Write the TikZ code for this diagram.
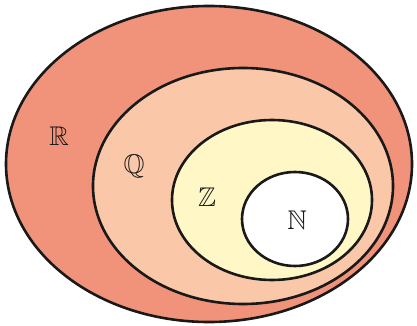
\documentclass[tikz,border=0pt]{standalone}
\usepackage{amssymb}
\usetikzlibrary{shapes.geometric}
\definecolor{rcol}{HTML}{F0937A}
\definecolor{qcol}{HTML}{FAC8A8}
\definecolor{zcol}{HTML}{FFF8C6}
\tikzset{
  setell/.style={ellipse, draw=black!90, line width=2.6pt, inner sep=0pt},
  setlab/.style={font=\fontsize{27}{29}\selectfont, text=black!90}
}
\begin{document}
\begin{tikzpicture}[x=1pt,y=-1pt]
\useasboundingbox (0,0) rectangle (417,326);
\node[setell, fill=rcol, minimum width=406pt, minimum height=316pt] (R) at (209,164) {};
\node[setell, fill=qcol, minimum width=300pt, minimum height=236pt] (Q) at (243,186) {};
\node[setell, fill=zcol, minimum width=200pt, minimum height=160pt] (Z) at (272,200) {};
\node[setell, fill=white, minimum width=106pt, minimum height=94pt] (N) at (295,219) {};
\node[setlab] (lR) at (59,136) {$\mathbb{R}$};
\node[setlab] (lQ) at (134,166) {$\mathbb{Q}$};
\node[setlab] (lZ) at (207,197) {$\mathbb{Z}$};
\node[setlab] (lN) at (297,220) {$\mathbb{N}$};
\end{tikzpicture}
\end{document}
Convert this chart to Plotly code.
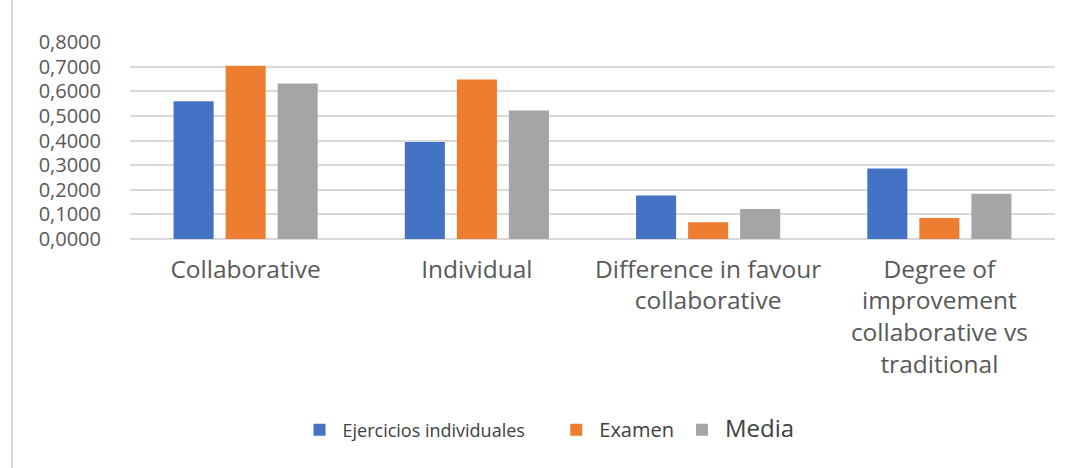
import plotly.graph_objects as go

categories = ["Collaborative", "Individual", "Difference in favour<br>collaborative",
              "Degree of<br>improvement<br>collaborative vs<br>traditional"]
ejercicios = [0.559, 0.394, 0.177, 0.286]
examen = [0.704, 0.648, 0.068, 0.085]
media = [0.631, 0.522, 0.122, 0.184]
y_ticks = [0, 0.1, 0.2, 0.3, 0.4, 0.5, 0.6, 0.7, 0.8]

series = [
    ("<span style='font-size:18px'>Ejercicios individuales</span>" + "\u00a0" * 5, ejercicios, "#4472C4"),
    ("<span style='font-size:20px'>Examen</span>", examen, "#ED7D31"),
    ("<span style='font-size:24px'>Media</span>", media, "#A5A5A5"),
]

fig = go.Figure()
for name, vals, color in series:
    fig.add_trace(go.Bar(x=categories, y=vals, name=name, marker=dict(color=color, line=dict(width=0))))

W, H = 1075, 468
ml, mr, mt, mb = 130, 20, 42, 229

fig.update_layout(
    width=W, height=H,
    margin=dict(l=ml, r=mr, t=mt, b=mb, pad=0),
    paper_bgcolor="white", plot_bgcolor="white",
    separators=",.",
    barmode="group", bargap=0.325, bargroupgap=0.23,
    font=dict(family="Open Sans", color="#595959"),
    showlegend=True,
    legend=dict(orientation="h", x=0.18, xanchor="left", y=-0.97, yanchor="middle",
                font=dict(size=18, color="#404040"), itemwidth=36, traceorder="normal"),
    xaxis=dict(tickfont=dict(size=24.5, color="#595959"), showgrid=False, showline=False,
               ticks="", ticklabelstandoff=13, fixedrange=True),
    yaxis=dict(range=[0, 0.8], tickvals=y_ticks, tickformat=".4f",
               tickfont=dict(size=20, color="#595959"), showgrid=True, gridcolor="#D9D9D9",
               gridwidth=2, zeroline=True, zerolinecolor="#D9D9D9", zerolinewidth=2,
               showline=False, ticks="", ticklabelstandoff=28),
)

# Left border of chart area
plot_h = H - mt - mb
x_border = (12 - ml) / (W - ml - mr)
fig.add_shape(type="line", xref="paper", yref="paper", x0=x_border, x1=x_border,
              y0=-(mb) / plot_h, y1=1 + mt / plot_h,
              line=dict(color="#D9D9D9", width=2))

fig.write_html("out.html")
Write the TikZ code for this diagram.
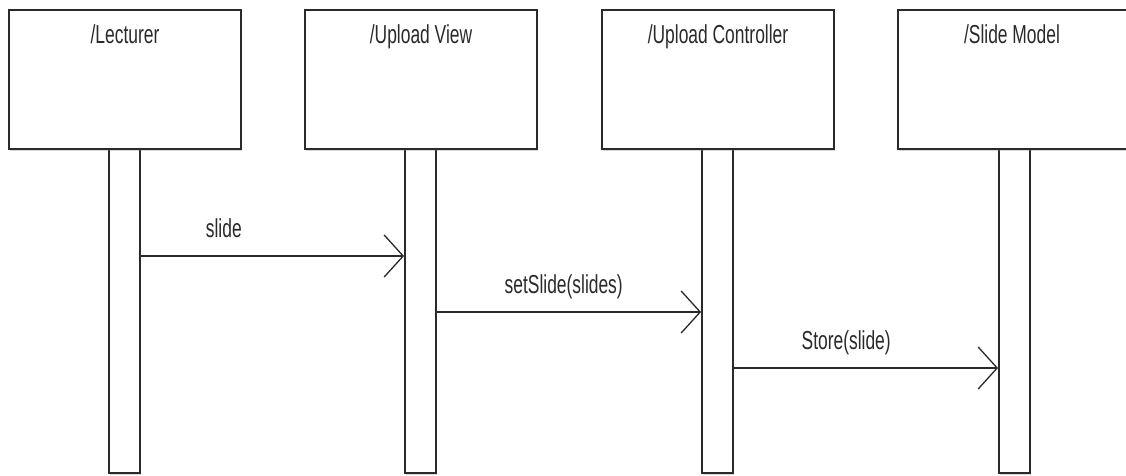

-- WHAT IS EXPECTED --
Leave out the pictures and quote exactly the lines from the one where "Convert this chart to Plotly code." appears to the one where "ml, mr, mt, mb = 130, 20, 42, 229" appears, both ends counted.

-- THE RESPONSE --
Convert this chart to Plotly code.
import plotly.graph_objects as go

categories = ["Collaborative", "Individual", "Difference in favour<br>collaborative",
              "Degree of<br>improvement<br>collaborative vs<br>traditional"]
ejercicios = [0.559, 0.394, 0.177, 0.286]
examen = [0.704, 0.648, 0.068, 0.085]
media = [0.631, 0.522, 0.122, 0.184]
y_ticks = [0, 0.1, 0.2, 0.3, 0.4, 0.5, 0.6, 0.7, 0.8]

series = [
    ("<span style='font-size:18px'>Ejercicios individuales</span>" + "\u00a0" * 5, ejercicios, "#4472C4"),
    ("<span style='font-size:20px'>Examen</span>", examen, "#ED7D31"),
    ("<span style='font-size:24px'>Media</span>", media, "#A5A5A5"),
]

fig = go.Figure()
for name, vals, color in series:
    fig.add_trace(go.Bar(x=categories, y=vals, name=name, marker=dict(color=color, line=dict(width=0))))

W, H = 1075, 468
ml, mr, mt, mb = 130, 20, 42, 229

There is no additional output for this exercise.